Groups want Congress to invest at least $2 billion into Colorado River water conservation efforts.
Of the 74 groups and other entities signing the letter, more than 25% are from Arizona. The signers included a number of electrical districts along with the state-run Arizona Power Authority, which markets Hoover Dam's dwindling power supplies to customers, the Arizona Wildlife Federation, the Navajo Nation and the Yuma County Agricultural Water Coalition.
Other signers include a half-dozen Arizona irrigation districts, Southern California's Imperial Irrigation District — holder of the largest share of river water rights, major water utilities in Denver and Albuquerque, the Environmental Defense Fund, the National Audubon Society and the San Diego County Water Authority.
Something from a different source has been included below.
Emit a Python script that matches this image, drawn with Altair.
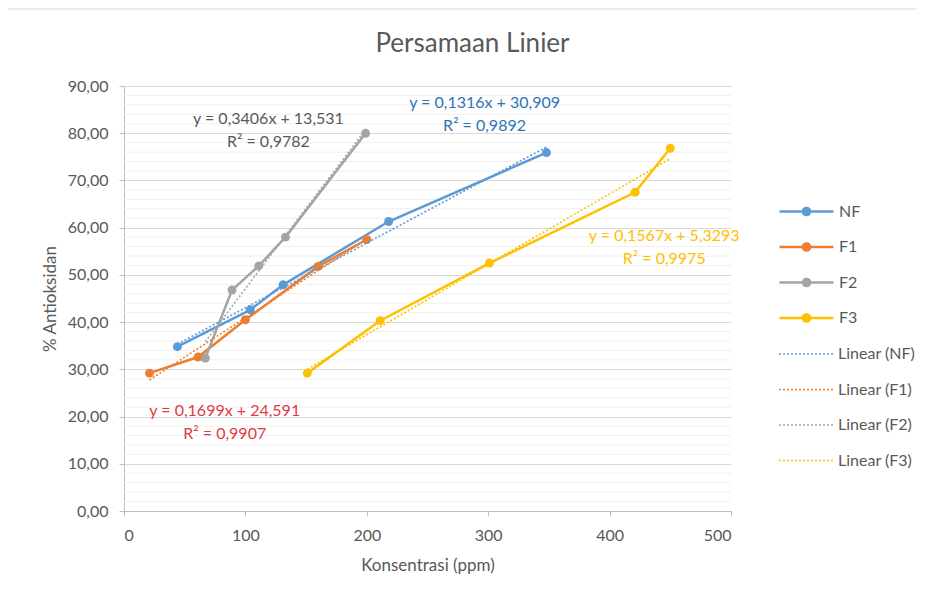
import altair as alt
import pandas as pd

# ---- data ----
series_names = ["NF", "F1", "F2", "F3"]
series_colors = ["#5B9BD5", "#ED7D31", "#A5A5A5", "#FFC000"]

nf_x = [44, 104, 131, 218, 348]
nf_y = [34.8, 42.6, 47.9, 61.3, 75.9]
f1_x = [21, 61, 100, 160, 200]
f1_y = [29.2, 32.6, 40.5, 51.8, 57.5]
f2_x = [67, 89, 111, 133, 199]
f2_y = [32.4, 46.8, 51.9, 58.0, 80.0]
f3_x = [151, 211, 301, 421, 450]
f3_y = [29.2, 40.3, 52.5, 67.5, 76.8]

trend_names = ["Linear (NF)", "Linear (F1)", "Linear (F2)", "Linear (F3)"]

eq_text = [
    ["y = 0,1316x + 30,909", "R² = 0,9892"],
    ["y = 0,1699x + 24,591", "R² = 0,9907"],
    ["y = 0,3406x + 13,531", "R² = 0,9782"],
    ["y = 0,1567x + 5,3293", "R² = 0,9975"],
]
eq_x = [297, 83, 119, 445]
eq_y = [86.4, 21.2, 83.0, 58.2]
eq_colors = ["#2E75B6", "#E03A45", "#595959", "#FFC000"]

x_ticks = [0, 100, 200, 300, 400, 500]
y_ticks = [0, 10, 20, 30, 40, 50, 60, 70, 80, 90]
y_minor = [v for v in range(0, 91, 2) if v % 10 != 0]

# ---- build tables ----
rows = []
for name, xs, ys in zip(series_names, [nf_x, f1_x, f2_x, f3_x], [nf_y, f1_y, f2_y, f3_y]):
    for i, (a, b) in enumerate(zip(xs, ys)):
        rows.append({"series": name, "x": a, "y": b, "order": i})
df = pd.DataFrame(rows)

eq_df = pd.DataFrame({"series": series_names, "label": eq_text, "x": eq_x, "y": eq_y})
minor_df = pd.DataFrame({"y": y_minor})

FONT = "Lato"
TXT = "#595959"

xscale = alt.Scale(domain=[0, 500], nice=False)
yscale = alt.Scale(domain=[0, 90], nice=False)

x_axis = alt.Axis(
    values=x_ticks, grid=False, tickSize=5, tickColor="#bfbfbf",
    domainColor="#bfbfbf", labelFontSize=16, labelColor=TXT, labelFont=FONT,
    labelPadding=11, title="Konsentrasi (ppm)", titleFontSize=17,
    titleColor=TXT, titleFont=FONT, titleFontWeight="normal", titlePadding=14,
)
y_axis = alt.Axis(
    values=y_ticks,
    labelExpr="replace(format(datum.value, '.2f'), '.', ',')",
    labelOverlap=False, gridColor="#d9d9d9", tickColor="#bfbfbf",
    tickSize=5, domainColor="#bfbfbf", labelFontSize=16, labelColor=TXT,
    labelFont=FONT, labelPadding=11, title="% Antioksidan", titleFontSize=17,
    titleColor=TXT, titleFont=FONT, titleFontWeight="normal", titlePadding=8,
)

LINE_DOT = ("M-3,0H3"
            "M0.1,0A0.1,0.1,0,1,1,-0.1,0A0.1,0.1,0,1,1,0.1,0"
            "M0.25,0A0.25,0.25,0,1,1,-0.25,0A0.25,0.25,0,1,1,0.25,0"
            "M0.4,0A0.4,0.4,0,1,1,-0.4,0A0.4,0.4,0,1,1,0.4,0")

minor = alt.Chart(minor_df).mark_rule(color="#f0f0f0", strokeWidth=1).encode(
    y=alt.Y("y:Q", scale=yscale, axis=y_axis),
    x=alt.value(0), x2=alt.value(607),
)

base = alt.Chart(df)

lines = base.mark_line(strokeWidth=2.5).encode(
    x=alt.X("x:Q", scale=xscale, axis=x_axis),
    y=alt.Y("y:Q", scale=yscale, axis=y_axis),
    order="order:Q",
    color=alt.Color(
        "series:N",
        scale=alt.Scale(domain=series_names, range=series_colors),
        legend=alt.Legend(
            title=None, orient="none", legendX=672, legendY=115,
            symbolType=LINE_DOT, symbolSize=324, symbolStrokeWidth=2.5,
            labelOffset=22, rowPadding=15.5, labelFontSize=16,
            labelColor=TXT, labelFont=FONT, padding=0,
        ),
    ),
)

points = base.mark_circle(size=80, opacity=1).encode(
    x=alt.X("x:Q", scale=xscale, axis=x_axis),
    y=alt.Y("y:Q", scale=yscale, axis=y_axis),
    fill=alt.Fill("series:N", scale=alt.Scale(domain=series_names, range=series_colors), legend=None),
)

trend = base.transform_regression(
    "x", "y", groupby=["series"]
).transform_calculate(
    trend="'Linear (' + datum.series + ')'"
).mark_line(strokeWidth=1.6, strokeDash=[2, 2]).encode(
    x=alt.X("x:Q", scale=xscale, axis=x_axis),
    y=alt.Y("y:Q", scale=yscale, axis=y_axis),
    color=alt.Color(
        "trend:N",
        scale=alt.Scale(domain=trend_names, range=series_colors),
        legend=alt.Legend(
            title=None, orient="none", legendX=672, legendY=258,
            symbolType="M-3,0H3", symbolSize=324, symbolStrokeWidth=1.6,
            symbolDash=[2, 2], labelOffset=22, rowPadding=17.5,
            labelFontSize=16, labelColor=TXT, labelFont=FONT, padding=0,
        ),
    ),
)

labels = alt.Chart(eq_df).mark_text(
    font=FONT, fontSize=16, align="center", baseline="middle", lineHeight=23,
).encode(
    x=alt.X("x:Q", scale=xscale, axis=x_axis),
    y=alt.Y("y:Q", scale=yscale, axis=y_axis),
    text="label",
    fill=alt.Fill("series:N", scale=alt.Scale(domain=series_names, range=eq_colors), legend=None),
)

frame = alt.Chart(alt.Data(values=[{"k": 1}])).mark_rect(
    fill="transparent", stroke="#d9d9d9", strokeWidth=1
).encode(
    x=alt.value(-117), x2=alt.value(802), y=alt.value(-77), y2=alt.value(520)
)

chart = alt.layer(frame, minor, lines, points, trend, labels).resolve_scale(
    color="independent", fill="independent"
).properties(
    width=607, height=425,
    autosize=alt.AutoSizeParams(type="none"),
    padding={"left": 116, "top": 78, "right": 185, "bottom": 70},
    title=alt.Title(
        "Persamaan Linier", fontSize=26, color=TXT, fontWeight="normal",
        font=FONT, anchor="middle", frame="group", dx=45, offset=-48,
    ),
    background="white",
).configure_view(stroke=None)

chart.save("out.html", embed_options={"renderer": "svg", "actions": False})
"What we're saying is take a holistic approach. If we continue the Band-Aid approach, are we saving water, where is it going, is it getting to places we need? Is it helping the environment? Are we securing our food supply and our long-term future?" asked Samantha Barncastle of the Family Farm Alliance, strongly implying that the answer is no.
Barncastle is executive director of the alliance, which has members in 17 Western states, including Arizona. Its stated mission is to "ensure the availability of reliable, affordable irrigation water supplies to Western farmers and ranchers" while keeping the environment healthy.
The advocates signing the letter would like to finance water efficiency programs that enable farmers to leave more water in the river, said Barncastle.
For cities, Haley Paul of Audubon used the Tucson wastewater plant — under construction on the northwest side — as an example of the kinds of urban projects they'd like to see done on a larger scale.
"You're using dollars to invest in your systems to be more efficient and diversify your water resources," said Paul, senior policy director for Audubon Southwest. "You leave water in Lake Mead, the system becomes more resilient."
And while federal funding for water projects is always a struggle to get, the letter-signers got one piece of good news the day they sent their request in.
Barncastle received an invitation from a a House subcommittee on water, wildlife and fisheries to testify Wednesday at a hearing on the "the federal reclamation program's next century."